2010 — 1 October: Friday — rabbits!

Somehow1 it's now 09:38 and pouring with rain. It's uncanny: how does the Universe know I need to pop out and do some supplies cupboard refilling? It's (almost) enough to put a chap off his breakfast.

Having just been reading about the rise in the minimum wage (here) it's sort-of amusing to contrast the new minimum wage for apprentices (£2.50 an hour) for those under 19 years old with the awesome size of my first-ever paypacket as a not-quite-18 year old apprentice in the aircraft "biz" back in October 1969. At the new minimum rate, I would have been paid almost 20 times more.

How igNobel can you get?

Although the main site is down at the moment it's possible to see plenty of summaries of this year's awards. BP, for example, takes the Chemistry prize for successfully mixing oil and water. And, according to the Telegraph, for example, some "Italian physicists investigating organisations won the Management Prize after mathematically proving that randomly promoting employees actually made a company run more efficiently. They found that contrary to popular opinion members of a 'hierarchical organisation climb the hierarchy until they reach level [sic] of maximum incompetence'."

Surely Laurence Peter beat them to that manglement insight back in 1969?

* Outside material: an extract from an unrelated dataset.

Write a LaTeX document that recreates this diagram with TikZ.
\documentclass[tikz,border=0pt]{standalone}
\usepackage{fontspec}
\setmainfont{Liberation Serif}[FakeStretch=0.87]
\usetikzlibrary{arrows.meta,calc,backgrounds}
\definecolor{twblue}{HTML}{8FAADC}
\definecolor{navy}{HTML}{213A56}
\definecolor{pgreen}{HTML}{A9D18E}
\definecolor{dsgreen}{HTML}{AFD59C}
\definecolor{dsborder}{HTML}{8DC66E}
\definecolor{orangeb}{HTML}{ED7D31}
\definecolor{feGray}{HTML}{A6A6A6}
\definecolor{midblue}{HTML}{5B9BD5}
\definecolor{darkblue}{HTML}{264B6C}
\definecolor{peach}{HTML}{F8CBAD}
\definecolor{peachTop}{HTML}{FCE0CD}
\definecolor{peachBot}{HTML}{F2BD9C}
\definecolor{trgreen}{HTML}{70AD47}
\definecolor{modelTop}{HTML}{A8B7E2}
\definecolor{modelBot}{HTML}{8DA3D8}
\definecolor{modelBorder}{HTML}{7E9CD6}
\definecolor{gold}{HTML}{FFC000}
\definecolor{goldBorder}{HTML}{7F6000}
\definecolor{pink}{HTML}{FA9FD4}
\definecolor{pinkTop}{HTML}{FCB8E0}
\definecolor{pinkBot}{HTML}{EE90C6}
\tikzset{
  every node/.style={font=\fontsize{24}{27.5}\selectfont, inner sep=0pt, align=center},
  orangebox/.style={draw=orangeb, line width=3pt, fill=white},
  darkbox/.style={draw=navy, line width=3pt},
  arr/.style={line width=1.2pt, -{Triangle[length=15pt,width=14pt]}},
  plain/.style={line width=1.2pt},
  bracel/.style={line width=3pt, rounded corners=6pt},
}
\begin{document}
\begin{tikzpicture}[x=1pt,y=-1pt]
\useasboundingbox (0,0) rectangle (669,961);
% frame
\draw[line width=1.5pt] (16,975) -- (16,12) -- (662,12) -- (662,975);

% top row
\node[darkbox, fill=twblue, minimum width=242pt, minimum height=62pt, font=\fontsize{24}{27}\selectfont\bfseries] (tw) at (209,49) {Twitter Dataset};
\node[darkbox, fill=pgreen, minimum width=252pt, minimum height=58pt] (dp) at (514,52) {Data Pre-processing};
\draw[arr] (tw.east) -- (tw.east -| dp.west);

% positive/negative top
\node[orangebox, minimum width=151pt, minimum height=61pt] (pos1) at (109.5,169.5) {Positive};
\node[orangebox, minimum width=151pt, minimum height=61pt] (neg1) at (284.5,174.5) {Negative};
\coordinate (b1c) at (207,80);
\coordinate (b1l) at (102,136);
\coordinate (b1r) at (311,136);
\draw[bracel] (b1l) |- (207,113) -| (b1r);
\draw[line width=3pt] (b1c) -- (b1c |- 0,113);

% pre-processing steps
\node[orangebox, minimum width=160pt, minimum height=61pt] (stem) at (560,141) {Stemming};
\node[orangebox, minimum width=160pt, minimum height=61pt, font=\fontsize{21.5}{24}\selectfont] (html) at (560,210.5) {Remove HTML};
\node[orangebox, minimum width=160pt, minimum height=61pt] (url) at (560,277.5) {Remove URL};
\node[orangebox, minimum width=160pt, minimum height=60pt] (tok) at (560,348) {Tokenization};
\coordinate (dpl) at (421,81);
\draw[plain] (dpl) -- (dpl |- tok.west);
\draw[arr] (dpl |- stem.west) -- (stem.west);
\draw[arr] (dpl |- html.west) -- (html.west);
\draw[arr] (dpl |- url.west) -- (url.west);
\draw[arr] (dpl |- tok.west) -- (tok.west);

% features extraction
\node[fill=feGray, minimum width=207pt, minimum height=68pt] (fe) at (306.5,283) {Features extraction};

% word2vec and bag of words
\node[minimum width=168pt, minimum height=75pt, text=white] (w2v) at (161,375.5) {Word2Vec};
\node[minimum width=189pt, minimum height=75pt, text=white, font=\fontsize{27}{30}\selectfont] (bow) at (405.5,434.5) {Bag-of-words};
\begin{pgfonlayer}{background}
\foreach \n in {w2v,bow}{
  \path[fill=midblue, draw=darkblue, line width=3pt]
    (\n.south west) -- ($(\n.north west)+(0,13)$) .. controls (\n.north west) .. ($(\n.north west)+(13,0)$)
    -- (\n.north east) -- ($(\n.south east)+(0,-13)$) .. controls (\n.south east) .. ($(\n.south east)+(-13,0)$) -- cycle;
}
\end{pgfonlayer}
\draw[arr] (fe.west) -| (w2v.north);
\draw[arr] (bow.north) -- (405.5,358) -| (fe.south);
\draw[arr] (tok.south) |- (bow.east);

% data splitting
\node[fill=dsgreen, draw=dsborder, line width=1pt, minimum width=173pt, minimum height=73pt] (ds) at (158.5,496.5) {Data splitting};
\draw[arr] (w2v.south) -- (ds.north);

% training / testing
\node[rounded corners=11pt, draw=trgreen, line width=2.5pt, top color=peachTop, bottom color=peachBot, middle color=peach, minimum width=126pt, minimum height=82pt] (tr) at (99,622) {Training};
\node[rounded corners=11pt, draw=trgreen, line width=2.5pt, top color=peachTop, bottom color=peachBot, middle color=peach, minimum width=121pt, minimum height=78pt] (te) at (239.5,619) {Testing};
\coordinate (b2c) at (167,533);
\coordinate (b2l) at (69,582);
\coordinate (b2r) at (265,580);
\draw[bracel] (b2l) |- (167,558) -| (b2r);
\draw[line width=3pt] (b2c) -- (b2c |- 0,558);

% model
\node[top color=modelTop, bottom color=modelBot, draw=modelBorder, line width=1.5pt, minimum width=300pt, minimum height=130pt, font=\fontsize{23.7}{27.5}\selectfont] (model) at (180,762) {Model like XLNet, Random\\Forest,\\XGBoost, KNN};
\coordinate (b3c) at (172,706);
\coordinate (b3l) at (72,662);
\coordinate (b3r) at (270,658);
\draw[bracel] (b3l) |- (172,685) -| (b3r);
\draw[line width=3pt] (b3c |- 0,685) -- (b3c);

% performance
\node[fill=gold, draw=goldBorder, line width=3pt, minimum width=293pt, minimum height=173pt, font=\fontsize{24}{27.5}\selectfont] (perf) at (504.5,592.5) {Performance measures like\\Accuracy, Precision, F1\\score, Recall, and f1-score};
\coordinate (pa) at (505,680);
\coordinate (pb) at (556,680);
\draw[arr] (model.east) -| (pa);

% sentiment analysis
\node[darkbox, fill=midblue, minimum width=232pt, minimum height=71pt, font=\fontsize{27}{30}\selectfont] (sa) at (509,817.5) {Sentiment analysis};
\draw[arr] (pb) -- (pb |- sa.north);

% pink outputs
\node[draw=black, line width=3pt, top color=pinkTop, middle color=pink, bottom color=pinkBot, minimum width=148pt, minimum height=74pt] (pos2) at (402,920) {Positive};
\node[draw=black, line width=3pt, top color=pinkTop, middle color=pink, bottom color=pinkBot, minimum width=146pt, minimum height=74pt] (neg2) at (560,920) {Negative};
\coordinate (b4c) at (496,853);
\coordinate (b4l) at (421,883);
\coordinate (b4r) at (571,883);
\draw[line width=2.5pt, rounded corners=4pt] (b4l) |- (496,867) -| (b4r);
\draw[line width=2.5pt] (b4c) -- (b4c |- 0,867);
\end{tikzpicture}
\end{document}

It's just gone noon. I was greatly amused a short while ago watching an enormous Bentley trying to get out of a non-Bentley-sized parking slot in the Waitrose car park. I slid past him effortlessly and made my laden escape. Tee-hee.

Maligning Tiffany's

I was reminded of the wonderful conversation2 in David Lodge's Nice Work while reading this review of a book by Sam Wasson about the filming of Truman Capote's novella "Breakfast at Tiffany's" — source and snippet:

The most valuable thing about Wasson's book is the fond detail he applies to the extensive process of compromises with which this delicate material was turned into a reasonably successful movie. (It reminds me of an occasion when I gave what I thought was a rigorous lecture on John Berger's dismantling of advertising, only to have a student come up to me at the end, thanking me from the bottom of his shallow heart, and telling me I had changed his life — he was going to go into advertising.)

David Thomson in The New Republic


Having seen the film before I read the book, I had no idea at the time that Paul was originally gay, and no very clear understanding that Holly was a prostitute. That's Hollywood for you, I guess. Only Mr Thomson, by the way, (as he touches on another favourite film of mine — The Lady Eve) could write "... in the breath-stopping scene where she gets Henry Fonda to tend her damaged ankle, you see what a lewd, permissive dildo censorship could be". Crikey!

Must be time for lunch. It's 13:59 and still very moist out there.

Finally!

The rain seems to be stopping. The book-sorting and sifting carries on regardless, of course. I think when (if) I ever finish, I shall photograph each shelf just for the hell of it. My goals are really quite simple:

  1. to get every book up off the floor (failing, so far)
  2. not to have books in front of other books on shelves (failing, so far)

A longer term goal, of course, is to clear the cubic metre or so of mostly German books malingering on my dining room table. It's 16:01 and my next cuppa is overdue.

There's been a Hollywood remake of "Let the right one in". Why? Mind you, the NYT review here does make it look quite interesting. And it's got Richard Jenkins in. He was stunningly good in "The Visitor".

Shining a lava lamp on...

... the intellectual corner of my little library should be amusing:

Dan Dare and his friends

How about an evening meal, Mrs Landingham? After all, it's now 18:34 and I'm starving.

  

Footnotes

1  Our rotation around the sun while also spinning like a dervish, perhaps?
2  It occurs just past the half way point and deals with the skilful semiotic dissection of one of those ridiculous "Silk Cut" cigarette advertisements. To the considerable bemusement of the pragmatic industrialist Vic Wilcox, the feminist literature lecturer Robyn Penrose (who is shadowing him on an industry/academia exchange scheme) opens his eyes to a set of ideas and concepts he'd never have come up with by himself.